Rats, Depression, And Animal Testing
Every once in a while, animal experiments are so ethically egregious that they expose the larger moral contradictions in the industry. These experiments, while shocking and certainly difficult to hear about, show that animal experiments are built on a foundation that is contradictory at best. At worst, the research intentionally ignores ethics to generate data.
This study, looking specifically at mice who had their “Bax gene” removed or “knocked out.” Since scientists believe the Bax gene is related to the regulation of tumors, they are studying how removing the gene affects “Bax KO” mice. While previous studies have shown that Bax KO mice “have learning deficits, altered socio-sexual behaviors, increased anxiety, as well as disrupted defensive behavior,” in this case the scientists are trying to understand how Bax KO mice show “spontaneous locomotor activity or depression-like behaviors.”
Setting aside the relevance of the research question, the actual experimental procedures themselves are hard to stomach. The researchers used an “open field test” – which actually takes place in a laboratory cage – and a “forced swimming test,” which involved placing the mice in a container of water for five minutes and recording their movements while they try to swim. While Bax KO mice tended to show higher mobility in the open field test, the mice would spontaneously “freeze up” in the swim test. This immobile state was “interpreted (by the scientists) as a passive stress-coping strategy or evidence of behavioral despair – the loss of hope of escaping from an unpleasant environment.” Even after identifying despair / depressive behaviour, the scientists continued the test.

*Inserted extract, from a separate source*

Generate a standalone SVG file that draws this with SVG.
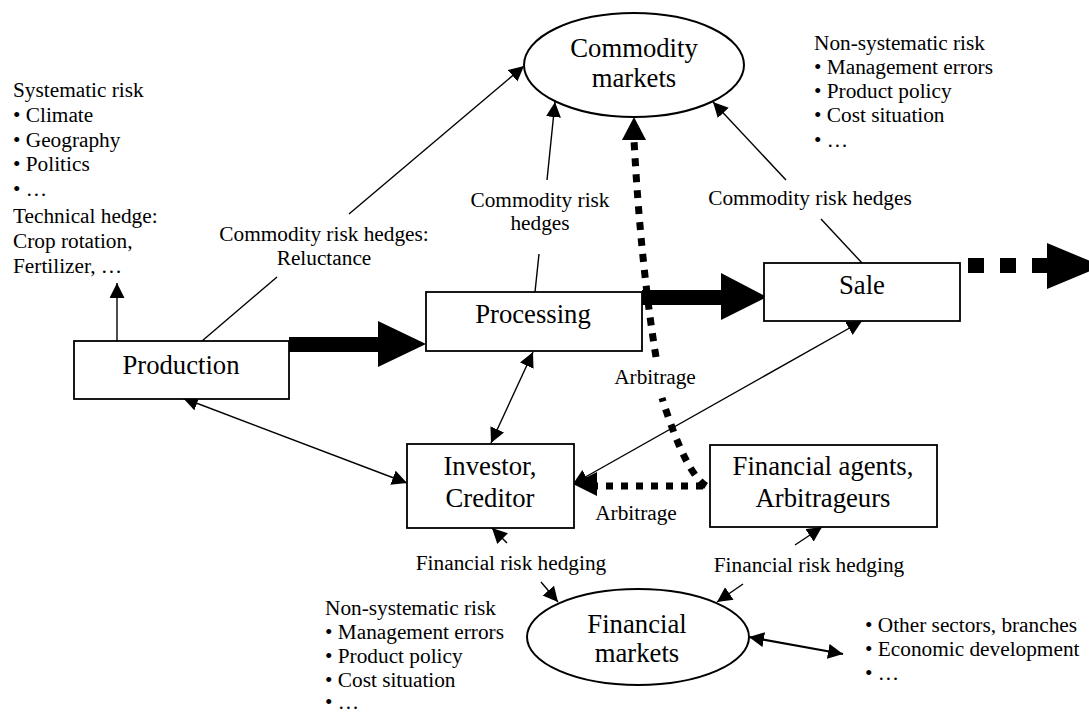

For animal advocates, this test shows that some scientists are willing to acknowledge that mice express certain emotional states – depression, despair, and so forth. Unfortunately, in this case, those scientists do not deem it necessary to mitigate such distress in their experiments. Indeed, this test seems to show that some scientists appear to be perfectly comfortable inducing those negative states in mice. For animal advocates, this type of information can be hard to read, but it shows that mice are capable of a wide range of emotions. It also shows how callous animal testing can be.